未来の物価計測手法?

エズラ・クラインと昨年末に婚約した*1経済記者のAnnie Lowreyが、インターネットを用いた物価指数について昨年12/20のSlate記事で報告している(H/T マンキューブログ)。


記事はまず、現在のCPIの計測に掛かる手間について報告しているが、それによると、全米90都市の約23,000の小売業者や企業において、何百という政府の役人が、仕様が細かく定められた各商品の価格を記録している、とのことである。そのために年間2億3400万ドルもの費用が掛かる、という。


それに対し、2007年にデータ収集を開始して昨年11月にヴェールを脱いだMITの経済学者Roberto RigobonとAlberto CavalloによるBillion Prices Projectでは、インターネットを入力元として物価指数を計算している。調査対象は70ヶ国の300のオンライン小売業者で、500万の品目を対象にしているという(米国については50万品目との由)*2
なお、こちらの集計方法はCPIに比べると至って簡単で、対象品目の価格変化を何のウェイトも付けずに単純平均しているとのこと。それでもCPIを良くトレースしているとのことである。
また、CPIが月次データであるのに対し、こちらは日次データである、という利点を持つ。そのため、より早期に物価の傾向を掴むことができるほか、例えば以下のような新しい考察が得られた、という。
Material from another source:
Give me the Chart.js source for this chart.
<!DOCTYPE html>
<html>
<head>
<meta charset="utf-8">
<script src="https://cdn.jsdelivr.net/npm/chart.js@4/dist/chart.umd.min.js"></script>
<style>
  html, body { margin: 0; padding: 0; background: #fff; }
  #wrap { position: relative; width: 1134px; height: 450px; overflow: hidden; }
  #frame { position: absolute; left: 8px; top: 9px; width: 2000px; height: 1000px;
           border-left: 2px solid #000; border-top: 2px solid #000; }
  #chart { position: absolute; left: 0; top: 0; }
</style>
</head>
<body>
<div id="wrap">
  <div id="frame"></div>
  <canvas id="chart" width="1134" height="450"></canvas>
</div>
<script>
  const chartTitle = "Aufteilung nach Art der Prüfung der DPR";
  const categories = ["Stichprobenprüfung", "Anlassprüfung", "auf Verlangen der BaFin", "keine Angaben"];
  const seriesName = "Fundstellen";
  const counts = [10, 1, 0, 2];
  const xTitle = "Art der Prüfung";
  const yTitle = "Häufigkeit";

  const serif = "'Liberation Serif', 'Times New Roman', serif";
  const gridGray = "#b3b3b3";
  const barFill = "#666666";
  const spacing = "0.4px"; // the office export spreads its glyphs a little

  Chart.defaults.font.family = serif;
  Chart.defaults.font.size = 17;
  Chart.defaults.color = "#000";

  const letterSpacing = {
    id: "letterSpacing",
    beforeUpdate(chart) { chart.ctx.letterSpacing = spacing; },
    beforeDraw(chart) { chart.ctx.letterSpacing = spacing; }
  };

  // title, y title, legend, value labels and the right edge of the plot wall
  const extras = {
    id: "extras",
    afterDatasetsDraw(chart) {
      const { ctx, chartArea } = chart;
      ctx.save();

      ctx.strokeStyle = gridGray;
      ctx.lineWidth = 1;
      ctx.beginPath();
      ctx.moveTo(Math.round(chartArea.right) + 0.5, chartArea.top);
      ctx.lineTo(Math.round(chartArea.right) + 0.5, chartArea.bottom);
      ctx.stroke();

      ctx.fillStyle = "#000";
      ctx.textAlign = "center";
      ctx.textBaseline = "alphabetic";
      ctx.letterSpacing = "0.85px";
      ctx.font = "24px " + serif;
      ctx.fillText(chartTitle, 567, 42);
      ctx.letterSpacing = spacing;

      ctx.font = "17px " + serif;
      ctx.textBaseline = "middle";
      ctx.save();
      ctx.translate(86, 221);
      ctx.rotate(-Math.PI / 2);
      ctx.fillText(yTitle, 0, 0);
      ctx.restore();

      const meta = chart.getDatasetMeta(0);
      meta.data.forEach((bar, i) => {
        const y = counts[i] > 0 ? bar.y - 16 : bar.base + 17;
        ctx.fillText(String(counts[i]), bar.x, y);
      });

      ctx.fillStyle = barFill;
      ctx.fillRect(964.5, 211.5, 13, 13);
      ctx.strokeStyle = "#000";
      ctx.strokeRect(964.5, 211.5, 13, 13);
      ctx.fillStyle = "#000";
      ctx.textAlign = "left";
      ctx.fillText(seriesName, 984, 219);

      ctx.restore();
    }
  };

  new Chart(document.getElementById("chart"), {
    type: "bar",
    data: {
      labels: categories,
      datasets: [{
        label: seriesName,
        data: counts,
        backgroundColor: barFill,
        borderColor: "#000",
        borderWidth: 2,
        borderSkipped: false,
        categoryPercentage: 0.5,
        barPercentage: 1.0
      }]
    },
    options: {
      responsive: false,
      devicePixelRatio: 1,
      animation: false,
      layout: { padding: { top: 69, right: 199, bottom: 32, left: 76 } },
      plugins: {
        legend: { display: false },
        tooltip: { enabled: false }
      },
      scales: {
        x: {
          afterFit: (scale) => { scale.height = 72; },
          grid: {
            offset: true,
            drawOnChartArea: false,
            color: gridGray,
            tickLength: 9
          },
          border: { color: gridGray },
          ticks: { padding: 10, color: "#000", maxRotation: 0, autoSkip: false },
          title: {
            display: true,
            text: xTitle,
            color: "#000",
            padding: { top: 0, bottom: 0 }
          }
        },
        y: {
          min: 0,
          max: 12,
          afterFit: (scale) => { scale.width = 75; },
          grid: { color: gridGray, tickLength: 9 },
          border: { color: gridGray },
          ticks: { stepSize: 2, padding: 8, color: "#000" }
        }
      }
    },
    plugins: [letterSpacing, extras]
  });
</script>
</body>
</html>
  • 一般の報道に反し、2010年のブラックフライデーの値下げが平均物価に与えた影響は2009年より小さかった。
  • 経済学者の従来の想定に比べ、小売業者の価格改定は、頻度は少ない半面、変化率は大きい。


さらに、Googleの経済学者Hal Varianも、Googleのデータベースを用いた同様の物価指数の算出を計画しているという。まだその具体的内容は明らかになっていないが、Varianによると、予備的な計算ではやはりCPIを良くトレースしたとのことである。ただ、CPIではデフレには陥っていないのに対し、Google物価指数ではデフレに陥った時期が存在した、という。


では、こうしたより安価に素早く測定できる物価指数がCPIに取って変わる日が来るのだろうか? その点についてLowreyは慎重な見方を示している。現行のCPIの石器時代的とも言える手法には、安定性と継続性、およびこれまで長年の風雪に耐えてきた、という利点がある、と彼女は指摘する。しかも、BPPとGoogleの指数はそのCPIに近い動きを示し、現行のCPIに特に問題があることを示したわけではない。従って、時代の変化に応じた改良が施されるとしても(実際、これまでもそういった改良はあった)、現行のCPIも基本的に今の形で残るのではないか、と彼女は予測している。BPPやGoogleのような新たな物価指数は、コアインフレのように、別種の物価指数という位置付けになるのではないか、というのが彼女の見立てである。

*1:出所

*2:リンク先によると、日本はまだデータ収集中となっている。